Nintendo - "We don't like to invest in third parties, because people can just quit, leaving us hanging onto a useless shell. We'd rather make one-to-one connections with the people who make games."

*People who worked with Nintendo in the past on a highly-regarded title have another game in the pipeline, and are desperate for a chance to work on Nintendo's game-starved system.*

Nintendo - "I dunno... you changed your company's name. Your office isn't even in the same building anymore. I think I'll pass."

More like "Of course we don't want to work with you. Your company went bankrupt, you're under the shadow of lawsuits & scandals, and your last two games were poorly received. We're going to attribute Eternal Darkness' cult success primarily to our involvement since everything you've done after our partnership has been a disaster."
 

watership

Member
This is why I'll never support any game via crowd funding.
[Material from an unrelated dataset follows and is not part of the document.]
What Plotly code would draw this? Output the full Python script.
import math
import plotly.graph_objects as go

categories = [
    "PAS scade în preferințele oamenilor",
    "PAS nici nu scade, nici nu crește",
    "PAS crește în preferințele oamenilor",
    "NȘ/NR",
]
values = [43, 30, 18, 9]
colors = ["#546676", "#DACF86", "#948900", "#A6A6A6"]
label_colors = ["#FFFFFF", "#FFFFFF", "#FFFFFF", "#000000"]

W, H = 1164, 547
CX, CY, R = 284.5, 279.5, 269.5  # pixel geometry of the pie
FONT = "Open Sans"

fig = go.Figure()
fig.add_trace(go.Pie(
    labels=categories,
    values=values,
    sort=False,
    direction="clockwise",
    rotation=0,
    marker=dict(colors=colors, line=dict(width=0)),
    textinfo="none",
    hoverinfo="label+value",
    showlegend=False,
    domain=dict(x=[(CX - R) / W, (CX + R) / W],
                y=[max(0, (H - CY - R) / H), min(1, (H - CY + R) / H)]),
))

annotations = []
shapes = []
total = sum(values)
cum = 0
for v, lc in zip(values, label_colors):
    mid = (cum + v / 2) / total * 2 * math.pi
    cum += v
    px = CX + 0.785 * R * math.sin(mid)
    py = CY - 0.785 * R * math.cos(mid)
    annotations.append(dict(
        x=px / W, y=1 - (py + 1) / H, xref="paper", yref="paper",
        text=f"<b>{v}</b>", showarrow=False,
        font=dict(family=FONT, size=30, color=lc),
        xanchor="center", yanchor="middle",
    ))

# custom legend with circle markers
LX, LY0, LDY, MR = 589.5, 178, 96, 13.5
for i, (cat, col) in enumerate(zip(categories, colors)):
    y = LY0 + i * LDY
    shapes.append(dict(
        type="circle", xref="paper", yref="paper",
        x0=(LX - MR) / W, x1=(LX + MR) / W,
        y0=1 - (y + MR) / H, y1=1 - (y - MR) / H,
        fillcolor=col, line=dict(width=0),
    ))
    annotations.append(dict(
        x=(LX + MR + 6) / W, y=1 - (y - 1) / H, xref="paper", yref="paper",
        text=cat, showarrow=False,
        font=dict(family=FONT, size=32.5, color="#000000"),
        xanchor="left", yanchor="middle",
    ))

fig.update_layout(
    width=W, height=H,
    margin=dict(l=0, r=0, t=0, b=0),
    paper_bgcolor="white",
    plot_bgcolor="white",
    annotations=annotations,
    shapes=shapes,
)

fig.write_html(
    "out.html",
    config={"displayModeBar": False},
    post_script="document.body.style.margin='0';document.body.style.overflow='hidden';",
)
There is a very real chance that the project will fail and they can turn round and say "Ah well it didn't work, we are closing up shop. You can't have your money back because we fulfilled the small print, too bad".
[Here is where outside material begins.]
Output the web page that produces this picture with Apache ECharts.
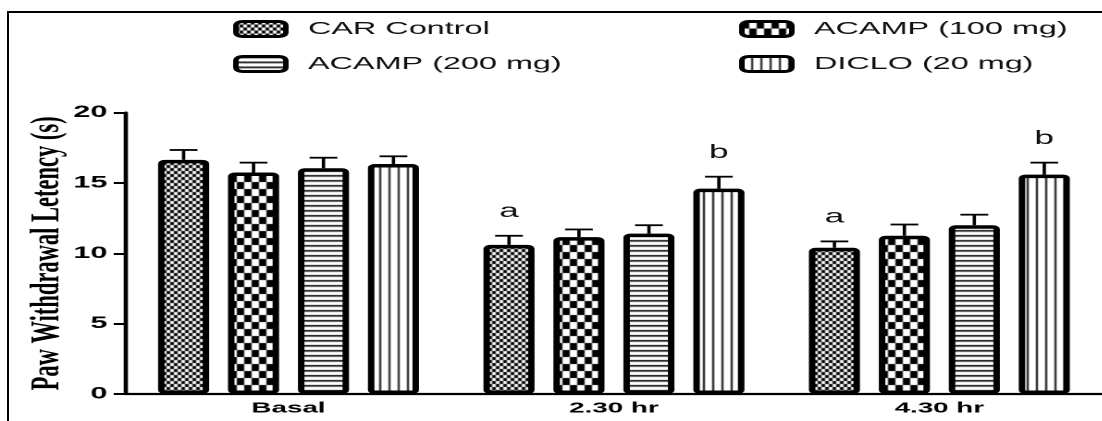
<!DOCTYPE html>
<html>
<head>
<meta charset="utf-8">
<script src="https://cdn.jsdelivr.net/npm/echarts@6/dist/echarts.min.js"></script>
<style>
  html, body { margin: 0; padding: 0; background: #fff; overflow: hidden; }
  /* the reference is stretched sideways, so draw narrow and stretch */
  #chart { width: 604px; height: 421px; transform: scaleX(1.85); transform-origin: 0 0; }
  #frame { position: absolute; left: 7px; top: 11px; width: 1200px; height: 500px;
           border-left: 2px solid #000; border-top: 2px solid #000; pointer-events: none; }
</style>
</head>
<body>
<div id="chart"></div>
<div id="frame"></div>
<script>
const categories = ['Basal', '2.30 hr', '4.30 hr']
const seriesNames = ['CAR Control', 'ACAMP (100 mg)', 'ACAMP (200 mg)', 'DICLO (20 mg)']
const carControl = [16.65, 10.6, 10.4]
const acamp100 = [15.75, 11.15, 11.25]
const acamp200 = [16.05, 11.4, 12.0]
const diclo = [16.35, 14.6, 15.6]
const carControlErr = [0.7, 0.65, 0.45]
const acamp100Err = [0.7, 0.55, 0.8]
const acamp200Err = [0.75, 0.6, 0.75]
const dicloErr = [0.55, 0.85, 0.85]
const carControlSig = ['', 'a', 'a']
const acamp100Sig = ['', '', '']
const acamp200Sig = ['', '', '']
const dicloSig = ['', 'b', 'b']
const yTicks = [0, 5, 10, 15, 20]

const values = [carControl, acamp100, acamp200, diclo]
const errors = [carControlErr, acamp100Err, acamp200Err, dicloErr]
const sigs = [carControlSig, acamp100Sig, acamp200Sig, dicloSig]

const BAR_W = 27.6
const BAR_GAP = 0.37
const SLOT = BAR_W * (1 + BAR_GAP)

// 图案填充
function makePattern(w, h, draw) {
  const c = document.createElement('canvas')
  c.width = w
  c.height = h
  const ctx = c.getContext('2d')
  ctx.fillStyle = '#fff'
  ctx.fillRect(0, 0, w, h)
  ctx.fillStyle = '#000'
  draw(ctx)
  return { image: c, repeat: 'repeat' }
}
const patterns = [
  makePattern(4, 6, ctx => { ctx.fillRect(0, 0, 2, 3); ctx.fillRect(2, 3, 2, 3) }),
  makePattern(8, 14, ctx => { ctx.fillRect(0, 0, 4, 7); ctx.fillRect(4, 7, 4, 7) }),
  makePattern(4, 5, ctx => { ctx.fillRect(0, 0, 4, 1.6) }),
  makePattern(5, 4, ctx => { ctx.fillRect(0, 0, 1, 4) })
]

const errData = []
values.forEach((arr, s) => {
  arr.forEach((v, c) => { errData.push([c, s, v, errors[s][c]]) })
})
const errLabels = []
sigs.forEach(arr => arr.forEach(t => errLabels.push(t)))

const chart = echarts.init(document.getElementById('chart'), null, { renderer: 'canvas', devicePixelRatio: 2 })

const legendPos = [[126, 20], [399.5, 20], [126, 55], [399.5, 55]]
const legends = seriesNames.map((name, i) => ({
  data: [name],
  left: legendPos[i][0],
  top: legendPos[i][1],
  padding: 0,
  itemWidth: 27,
  itemHeight: 15,
  selectedMode: false,
  itemStyle: { borderWidth: 3, borderColor: '#000', borderRadius: 3 },
  textStyle: { fontFamily: 'Liberation Sans, Arial', fontSize: 17.5, color: '#111', padding: [0, 0, 0, 7] }
}))

const option = {
  animation: false,
  backgroundColor: '#fff',
  legend: legends,
  grid: { left: 68, right: 8.3, top: 112.7, bottom: 27 },
  xAxis: {
    type: 'category',
    data: categories,
    axisLine: { lineStyle: { color: '#000', width: 2.3 } },
    axisTick: { alignWithLabel: true, length: 4, lineStyle: { color: '#000', width: 1.4 } },
    axisLabel: { fontFamily: 'Liberation Sans, Arial', fontWeight: 'bold', fontSize: 15, color: '#000', margin: 7 }
  },
  yAxis: {
    type: 'value',
    min: 0,
    max: 20,
    interval: 5,
    name: 'Paw Withdrawal Letency (s)',
    nameLocation: 'middle',
    nameRotate: 90,
    nameGap: 31,
    nameMoveOverlap: false,
    nameTextStyle: { fontFamily: 'Liberation Serif, Times New Roman', fontWeight: 'bold', fontSize: 22.5, color: '#000' },
    axisLine: { show: true, lineStyle: { color: '#000', width: 2.3 } },
    axisTick: { show: true, length: 6.5, lineStyle: { color: '#000', width: 2 } },
    splitLine: { show: false },
    axisLabel: {
      fontFamily: 'Liberation Sans, Arial', fontWeight: 'bold', fontSize: 16.5, color: '#000', margin: 10,
      formatter: v => (yTicks.includes(v) ? String(v) : '')
    }
  },
  series: [
    ...seriesNames.map((name, i) => ({
      name,
      type: 'bar',
      data: values[i],
      barWidth: BAR_W,
      barGap: (BAR_GAP * 100) + '%',
      itemStyle: { color: patterns[i], borderColor: '#000', borderWidth: 3.5, borderRadius: 2 }
    })),
    {
      type: 'custom',
      z: 5,
      data: errData,
      renderItem: (params, api) => {
        const c = api.value(0)
        const s = api.value(1)
        const v = api.value(2)
        const e = api.value(3)
        const x = api.coord([c, 0])[0] + (s - 1.5) * SLOT
        const yBar = api.coord([c, v])[1]
        const yTop = api.coord([c, v + e])[1]
        const lw = 1.8
        const children = [
          { type: 'line', shape: { x1: x, y1: yBar, x2: x, y2: yTop }, style: { stroke: '#000', lineWidth: lw } },
          { type: 'line', shape: { x1: x - 7.5, y1: yTop, x2: x + 7.5, y2: yTop }, style: { stroke: '#000', lineWidth: lw } }
        ]
        const t = errLabels[params.dataIndex]
        if (t) {
          children.push({
            type: 'text',
            style: {
              text: t, x: x, y: yTop - 24, align: 'center', verticalAlign: 'middle',
              font: '19px "Liberation Sans", Arial', fill: '#111'
            }
          })
        }
        return { type: 'group', children }
      }
    }
  ]
}

chart.setOption(option)
</script>
</body>
</html>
I think you'll never support a game via crowd-funding because you don't understand it's basic concept. First, you're not buying the game, or investing. You're giving people money so they can try to make a product that normally won't get made. Secondly, not a single cent is taken until the goals are met. So if the project fails to get funding, no money is taken.

Crowd-funding can get projects off that would never ever get a chance to be made. At it's best it's the community driven product desire, and it's awesome.
 

Imbarkus

As Sartre noted in his contemplation on Hell in No Exit, the true horror is other members.
More like "Of course we don't want to work with you. Your company went bankrupt, you're under the shadow of lawsuits & scandals, and your last two games were poorly received. We're going to attribute Eternal Darkness' cult success primarily to our involvement since everything you've done after our partnership has been a disaster."

Geez, man. "Poorly received" is part of the territory if you're going to take risks, sometimes. How did Penny Arcade #3 do compared to the first two? What if Tell Tale made the same claim? That's just harsh, revisionist kind of stuff from a fellow developer, essentially wiping away the quality work they did, based on the controversy since then...

Lord British told everyone that you suck at game development. Funded. I don't understand it.

Actually, I do. Have Lord British exactly the same as he is now but with a huge, embarrassing fight with NeoGAF which got him banned years ago, and my guess is he would not be currently funded. Add just a failed lawsuit with Epic to Lord British and I don't think you'd get the same result. The fight with NeoGAF is what did Denis Dyack in.

Just a theory. No evidence and I can't argue it. But I think it's true anyway.